Your copy should hold exactly the lines from the one containing "Write a Python" to the one containing "fig = plt.figure(figsize=(W", inclusive, with no pictures.
____ PROVIDED DATA
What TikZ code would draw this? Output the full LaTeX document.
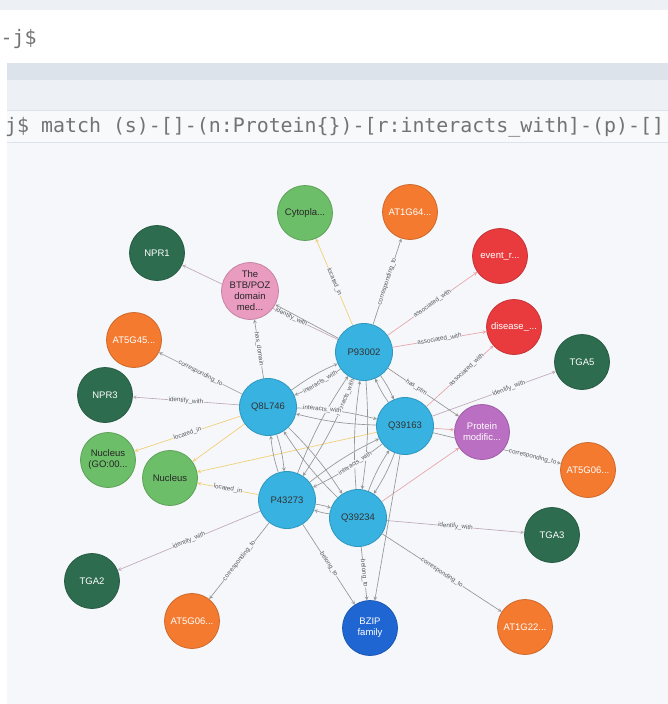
\documentclass[tikz,border=0pt]{standalone}
\usepackage{fontspec}
\setmainfont{Liberation Sans}
\newfontfamily\codefont{DejaVu Sans Mono}
\usetikzlibrary{shapes,arrows,positioning,calc,backgrounds}

\definecolor{panel}{HTML}{F5F7FB}
\definecolor{bandgray}{HTML}{DCE3EA}
\definecolor{bandlight}{HTML}{EDF1F5}
\definecolor{protblue}{HTML}{38B2E0}
\definecolor{orangec}{HTML}{F47A30}
\definecolor{redc}{HTML}{E93B3E}
\definecolor{darkgreen}{HTML}{2D6C4E}
\definecolor{lightgreen}{HTML}{6DBE69}
\definecolor{pinkc}{HTML}{E99BC0}
\definecolor{purplec}{HTML}{BA6FC2}
\definecolor{bzipblue}{HTML}{2066D2}
\definecolor{linegray}{HTML}{959595}
\definecolor{lineyellow}{HTML}{F1CE6E}
\definecolor{linepink}{HTML}{E7A3A6}
\definecolor{linemauve}{HTML}{BFA8B8}

\begin{document}
\begin{tikzpicture}[x=1pt,y=-1pt,
    ent/.style={draw, circle, minimum size=55pt, inner sep=0pt, align=center, line width=0.8pt,
        font=\fontsize{9.5}{11}\selectfont},
    prot/.style={ent, fill=protblue, draw=protblue!85!black, text=black!80, minimum size=57pt},
    gene/.style={ent, fill=orangec, draw=orangec!85!black, text=white},
    dis/.style={ent, fill=redc, draw=redc!85!black, text=white},
    tf/.style={ent, fill=darkgreen, draw=darkgreen!85!black, text=white},
    loc/.style={ent, fill=lightgreen, draw=lightgreen!85!black, text=black!85},
    dom/.style={ent, fill=pinkc, draw=pinkc!85!black, text=black!85},
    mod/.style={ent, fill=purplec, draw=purplec!85!black, text=white},
    fam/.style={ent, fill=bzipblue, draw=bzipblue!85!black, text=white},
    rel/.style={->, >=stealth, draw=linegray, line width=0.65pt},
    lbl/.style={sloped, midway, fill=panel, inner sep=0.4pt, text=black!65,
        font=\fontsize{6.3}{7}\selectfont}]

    \useasboundingbox (0,0) rectangle (668,704);

    % nodes
    \node (cyto) [loc] at (305,213) {Cytopla...};
    \node (at1g64) [gene] at (410,212) {AT1G64...};
    \node (npr1) [tf] at (157,253) {NPR1};
    \node (btb) [dom] at (250,291) {The\\BTB/POZ\\domain\\med...};
    \node (event) [dis] at (500,256) {event\_r...};
    \node (disease) [dis] at (514,327) {disease\_...};
    \node (at5g45) [gene] at (134,340) {AT5G45...};
    \node (p93002) [prot] at (364,352) {P93002};
    \node (tga5) [tf] at (582,362) {TGA5};
    \node (npr3) [tf] at (105,395) {NPR3};
    \node (q8l746) [prot] at (268,407) {Q8L746};
    \node (q39163) [prot] at (405,426) {Q39163};
    \node (ptm) [mod] at (482,432) {Protein\\modific...};
    \node (nucgo) [loc] at (108,460) {Nucleus\\(GO:00...};
    \node (nucleus) [loc] at (170,478) {Nucleus};
    \node (at5g06r) [gene] at (588,470) {AT5G06...};
    \node (p43273) [prot] at (287,500) {P43273};
    \node (q39234) [prot] at (358,518) {Q39234};
    \node (tga3) [tf] at (552,535) {TGA3};
    \node (tga2) [tf] at (92,581) {TGA2};
    \node (at5g06l) [gene] at (192,621) {AT5G06...};
    \node (bzip) [fam] at (370,628) {BZIP\\family};
    \node (at1g22) [gene] at (525,627) {AT1G22...};

    % browser frame and edges behind the nodes
    \begin{scope}[on background layer]
        \fill[white] (0,0) rectangle (668,704);
        \fill[bandlight] (0,0) rectangle (668,10);
        \fill[bandgray] (7,63) rectangle (668,80);
        \fill[bandlight] (7,80) rectangle (668,110);
        \fill[white!60!bandlight] (7,110) rectangle (668,142);
        \draw[bandgray] (7,110) -- (668,110) (7,142) -- (668,142);
        \fill[panel] (7,143) rectangle (668,704);
        \node (prompt) [anchor=base west, inner sep=0pt, text=black!55,
            font=\codefont\fontsize{19.9}{22}\selectfont] at (0.5,44) {-j\$};
        \node (query) [anchor=base west, inner sep=0pt, text=black!55,
            font=\codefont\fontsize{19.9}{22}\selectfont] at (5,132)
            {j\$ match (s)-[]-(n:Protein\{\})-[r:interacts\_with]-(p)-[]};

        \draw[rel, draw=lineyellow] (p93002) -- node[lbl] {located\_in} (cyto);
        \draw[rel] (p93002) -- node[lbl] {corresponding\_to} (at1g64);
        \draw[rel, draw=linepink] (p93002) -- node[lbl] {associated\_with} (event);
        \draw[rel, draw=linepink] (p93002) -- node[lbl] {associated\_with} (disease);
        \draw[rel, draw=linepink] (q39163) -- node[lbl, pos=0.6] {associated\_with} (disease);
        \draw[rel, draw=linemauve] (p93002) -- node[lbl, pos=0.3] {identify\_with} (npr1);
        \draw[rel] (p93002) -- (btb);
        \draw[rel] (q8l746) -- node[lbl] {has\_domain} (btb);
        \draw[rel] (q8l746) -- node[lbl] {corresponding\_to} (at5g45);
        \draw[rel, draw=linemauve] (q8l746) -- node[lbl] {identify\_with} (npr3);
        \draw[rel, draw=lineyellow] (q8l746) -- node[lbl] {located\_in} (nucgo);
        \draw[rel, draw=lineyellow] (q8l746) -- (nucleus);
        \draw[rel, draw=lineyellow] (q39163) -- (nucleus);
        \draw[rel, draw=lineyellow] (p43273) -- node[lbl] {located\_in} (nucleus);
        \draw[rel, draw=linemauve] (q39163) -- node[lbl, pos=0.62] {identify\_with} (tga5);
        \draw[rel, draw=linepink] (q39163) -- (ptm);
        \draw[rel] (p93002) -- node[lbl, pos=0.4] {has\_ptm} (ptm);
        \draw[rel, draw=linepink] (q39234) -- (ptm);
        \draw[rel] (q39163) -- node[lbl, pos=0.78] {corresponding\_to} (at5g06r);
        \draw[rel, draw=linemauve] (q39234) -- node[lbl] {identify\_with} (tga3);
        \draw[rel] (q39234) -- node[lbl] {corresponding\_to} (at1g22);
        \draw[rel, draw=linemauve] (p43273) -- node[lbl] {identify\_with} (tga2);
        \draw[rel] (p43273) -- node[lbl] {corresponding\_to} (at5g06l);
        \draw[rel] (p43273) -- node[lbl] {belong\_to} (bzip);
        \draw[rel] (q39234) -- node[lbl] {belong\_to} (bzip);
        \draw[rel] (q39163) -- (bzip);

        % interacts_with between the five proteins
        \draw[rel, bend left=6] (p93002) to node[lbl, pos=0.45] {interacts\_with} (q8l746);
        \draw[rel, bend left=6] (q8l746) to (p93002);
        \draw[rel, bend left=6] (p93002) to (q39163);
        \draw[rel, bend left=6] (q39163) to (p93002);
        \draw[rel, bend left=6] (p93002) to node[lbl, pos=0.17] {interacts\_with} (p43273);
        \draw[rel, bend left=6] (p43273) to (p93002);
        \draw[rel, bend left=6] (p93002) to (q39234);
        \draw[rel, bend left=6] (q39234) to (p93002);
        \draw[rel, bend left=6] (q8l746) to node[lbl, pos=0.3] {interacts\_with} (q39163);
        \draw[rel, bend left=6] (q39163) to (q8l746);
        \draw[rel, bend left=6] (q8l746) to (p43273);
        \draw[rel, bend left=6] (p43273) to (q8l746);
        \draw[rel, bend left=6] (q8l746) to (q39234);
        \draw[rel, bend left=6] (q39234) to (q8l746);
        \draw[rel, bend left=6] (q39163) to node[lbl, pos=0.4] {interacts\_with} (p43273);
        \draw[rel, bend left=6] (p43273) to (q39163);
        \draw[rel, bend left=6] (q39163) to (q39234);
        \draw[rel, bend left=6] (q39234) to (q39163);
        \draw[rel, bend left=6] (p43273) to (q39234);
        \draw[rel, bend left=6] (q39234) to (p43273);
    \end{scope}
\end{tikzpicture}
\end{document}
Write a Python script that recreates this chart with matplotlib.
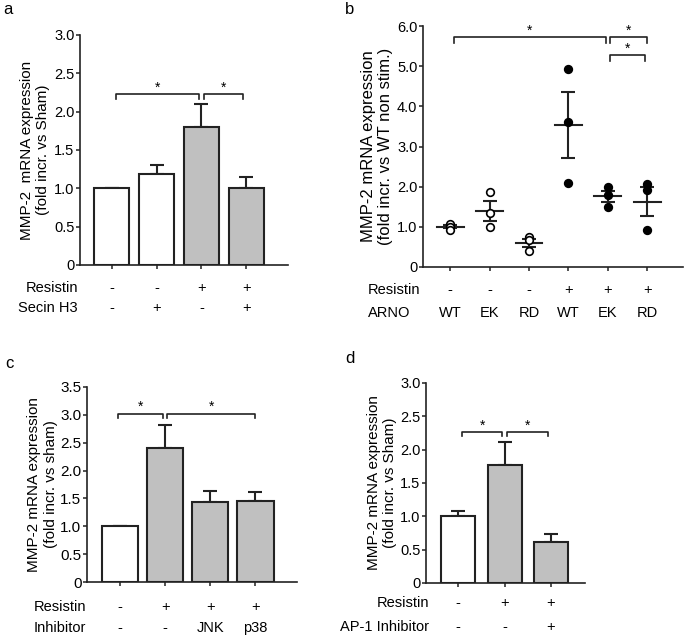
import matplotlib
matplotlib.use("Agg")
import matplotlib.pyplot as plt
import numpy as np

plt.rcParams["font.family"] = ["Liberation Sans", "DejaVu Sans"]

# Panel a
a_vals = [1.0, 1.19, 1.80, 1.0]
a_err = [0.0, 0.12, 0.30, 0.15]
a_fill = ["white", "white", "#c0c0c0", "#c0c0c0"]
a_resistin = ["-", "-", "+", "+"]
a_secin = ["-", "+", "-", "+"]

# Panel b (individual points)
b_points = [
    [1.06, 1.0, 0.93],
    [1.86, 1.34, 0.99],
    [0.74, 0.66, 0.39],
    [4.92, 3.61, 2.08],
    [1.99, 1.79, 1.49],
    [2.06, 1.91, 0.91],
]
b_resistin = ["-", "-", "-", "+", "+", "+"]
b_arno = ["WT", "EK", "RD", "WT", "EK", "RD"]

# Panel c
c_vals = [1.0, 2.40, 1.43, 1.45]
c_err = [0.0, 0.41, 0.20, 0.16]
c_fill = ["white", "#c0c0c0", "#c0c0c0", "#c0c0c0"]
c_resistin = ["-", "+", "+", "+"]
c_inhib = ["-", "-", "JNK", "p38"]

# Panel d
d_vals = [1.0, 1.77, 0.62]
d_err = [0.08, 0.34, 0.12]
d_fill = ["white", "#c0c0c0", "#c0c0c0"]
d_resistin = ["-", "+", "+"]
d_ap1 = ["-", "-", "+"]

W, H = 685, 635
fig = plt.figure(figsize=(W / 100, H / 100), dpi=100)


def axes_px(left, top, right, bottom):
    return fig.add_axes([left / W, 1 - bottom / H, (right - left) / W, (bottom - top) / H])


def style(ax, fs):
    for s in ["top", "right"]:
        ax.spines[s].set_visible(False)
    for s in ["left", "bottom"]:
        ax.spines[s].set_linewidth(1.2)
        ax.spines[s].set_color("#222222")
    ax.tick_params(axis="y", length=3, width=1.1, labelsize=fs, pad=1, color="#222222")
    ax.tick_params(axis="x", length=3, width=1.1, labelbottom=False, color="#222222")


def bracket(ax, x1, x2, y, d, star_px=2):
    ax.plot([x1, x1, x2, x2], [y - d, y, y, y - d], color="#222222", lw=1.2, clip_on=False)
    ax.annotate("*", xy=((x1 + x2) / 2, y), xytext=(0, star_px * 0.72),
                textcoords="offset points", ha="center", va="baseline", fontsize=10)


def signs(ax, labels, off_px, fs=10.5):
    for i, s in enumerate(labels):
        ax.annotate(s, xy=(i, 0), xycoords=ax.get_xaxis_transform(),
                    xytext=(0, -off_px * 0.72), textcoords="offset points",
                    ha="center", va="center", fontsize=fs)


def bars(ax, vals, err, fill, width):
    x = np.arange(len(vals))
    ax.bar(x, vals, width=width, color=fill, edgecolor="#222222", linewidth=1.5, zorder=2)
    ax.errorbar(x, vals, yerr=[np.zeros(len(err)), err], fmt="none", ecolor="#222222",
                elinewidth=1.5, capsize=5, capthick=1.5, zorder=1)
    ax.set_xticks(x)


# ---- a ----
ax = axes_px(80, 35, 288, 265)
style(ax, 10.5)
bars(ax, a_vals, a_err, a_fill, 0.78)
ax.set_xlim(-0.71, 3.93)
ax.set_ylim(0, 3.0)
ax.set_yticks([0, 0.5, 1.0, 1.5, 2.0, 2.5, 3.0])
ax.set_yticklabels(["0", "0.5", "1.0", "1.5", "2.0", "2.5", "3.0"])
ax.set_ylabel("MMP-2  mRNA expression\n(fold incr. vs Sham)", fontsize=11, labelpad=3)
bracket(ax, 0.1, 1.95, 2.23, 0.06)
bracket(ax, 2.05, 2.93, 2.23, 0.06)
signs(ax, a_resistin, 23)
signs(ax, a_secin, 43)
fig.text(78 / W, 1 - 288 / H, "Resistin", ha="right", va="center", fontsize=10.5)
fig.text(78 / W, 1 - 308 / H, "Secin H3", ha="right", va="center", fontsize=10.5)
fig.text(3 / W, 1 - 9 / H, "a", ha="left", va="center", fontsize=12)

# ---- b ----
ax = axes_px(423, 26, 683, 267)
style(ax, 10.5)
xb = np.arange(len(b_points))
for i, pts in enumerate(b_points):
    pts = np.array(pts)
    m = pts.mean()
    sem = pts.std(ddof=1) / np.sqrt(len(pts))
    face = "white" if b_resistin[i] == "-" else "black"
    ax.plot(np.full(len(pts), i), pts, "o", ms=5.5, mfc=face, mec="black", mew=1.2, zorder=3)
    ax.plot([i - 0.34, i + 0.34], [m, m], color="#222222", lw=1.5, zorder=2)
    ax.errorbar(i, m, yerr=sem, fmt="none", ecolor="#222222", elinewidth=1.5,
                capsize=5, capthick=1.5, zorder=2)
ax.set_xticks(xb)
ax.set_xlim(-0.69, 5.91)
ax.set_ylim(0, 6.0)
ax.set_yticks([0, 1, 2, 3, 4, 5, 6])
ax.set_yticklabels(["0", "1.0", "2.0", "3.0", "4.0", "5.0", "6.0"])
ax.set_ylabel("MMP-2 mRNA expression\n(fold incr. vs WT non stim.)", fontsize=12, labelpad=3)
bracket(ax, 0.1, 3.95, 5.73, 0.15)
bracket(ax, 4.05, 5.0, 5.73, 0.15)
bracket(ax, 4.05, 4.95, 5.28, 0.15)
signs(ax, b_resistin, 23)
signs(ax, b_arno, 46)
fig.text(368 / W, 1 - 290 / H, "Resistin", ha="left", va="center", fontsize=10.5)
fig.text(368 / W, 1 - 313 / H, "ARNO", ha="left", va="center", fontsize=10.5)
fig.text(345 / W, 1 - 10 / H, "b", ha="left", va="center", fontsize=12)

# ---- c ----
ax = axes_px(87, 387, 297, 582)
style(ax, 11)
bars(ax, c_vals, c_err, c_fill, 0.8)
ax.set_xlim(-0.73, 3.92)
ax.set_ylim(0, 3.5)
ax.set_yticks([0, 0.5, 1.0, 1.5, 2.0, 2.5, 3.0, 3.5])
ax.set_yticklabels(["0", "0.5", "1.0", "1.5", "2.0", "2.5", "3.0", "3.5"])
ax.set_ylabel("MMP-2 mRNA expression\n(fold incr. vs sham)", fontsize=11, labelpad=2)
bracket(ax, -0.05, 0.95, 3.02, 0.08, 3)
bracket(ax, 1.05, 3.0, 3.02, 0.08, 3)
signs(ax, c_resistin, 25)
signs(ax, c_inhib, 46)
fig.text(86 / W, 1 - 607 / H, "Resistin", ha="right", va="center", fontsize=10.5)
fig.text(86 / W, 1 - 628 / H, "Inhibitor", ha="right", va="center", fontsize=10.5)
fig.text(5 / W, 1 - 363 / H, "c", ha="left", va="center", fontsize=12)

# ---- d ----
ax = axes_px(426, 383, 585, 583)
style(ax, 10.5)
bars(ax, d_vals, d_err, d_fill, 0.73)
ax.set_xlim(-0.69, 2.73)
ax.set_ylim(0, 3.0)
ax.set_yticks([0, 0.5, 1.0, 1.5, 2.0, 2.5, 3.0])
ax.set_yticklabels(["0", "0.5", "1.0", "1.5", "2.0", "2.5", "3.0"])
ax.set_ylabel("MMP-2 mRNA expression\n(fold incr. vs Sham)", fontsize=11, labelpad=2)
bracket(ax, 0.08, 0.95, 2.27, 0.06)
bracket(ax, 1.05, 1.93, 2.27, 0.06)
signs(ax, d_resistin, 20)
signs(ax, d_ap1, 44)
fig.text(429 / W, 1 - 603 / H, "Resistin", ha="right", va="center", fontsize=10.5)
fig.text(429 / W, 1 - 627 / H, "AP-1 Inhibitor", ha="right", va="center", fontsize=10.5)
fig.text(345 / W, 1 - 359 / H, "d", ha="left", va="center", fontsize=12)

fig.savefig("out.png", dpi=100, facecolor="white")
________
▶ **WRITTEN ANSWER**:
Write a Python script that recreates this chart with matplotlib.
import matplotlib
matplotlib.use("Agg")
import matplotlib.pyplot as plt
import numpy as np

plt.rcParams["font.family"] = ["Liberation Sans", "DejaVu Sans"]

# Panel a
a_vals = [1.0, 1.19, 1.80, 1.0]
a_err = [0.0, 0.12, 0.30, 0.15]
a_fill = ["white", "white", "#c0c0c0", "#c0c0c0"]
a_resistin = ["-", "-", "+", "+"]
a_secin = ["-", "+", "-", "+"]

# Panel b (individual points)
b_points = [
    [1.06, 1.0, 0.93],
    [1.86, 1.34, 0.99],
    [0.74, 0.66, 0.39],
    [4.92, 3.61, 2.08],
    [1.99, 1.79, 1.49],
    [2.06, 1.91, 0.91],
]
b_resistin = ["-", "-", "-", "+", "+", "+"]
b_arno = ["WT", "EK", "RD", "WT", "EK", "RD"]

# Panel c
c_vals = [1.0, 2.40, 1.43, 1.45]
c_err = [0.0, 0.41, 0.20, 0.16]
c_fill = ["white", "#c0c0c0", "#c0c0c0", "#c0c0c0"]
c_resistin = ["-", "+", "+", "+"]
c_inhib = ["-", "-", "JNK", "p38"]

# Panel d
d_vals = [1.0, 1.77, 0.62]
d_err = [0.08, 0.34, 0.12]
d_fill = ["white", "#c0c0c0", "#c0c0c0"]
d_resistin = ["-", "+", "+"]
d_ap1 = ["-", "-", "+"]

W, H = 685, 635
fig = plt.figure(figsize=(W / 100, H / 100), dpi=100)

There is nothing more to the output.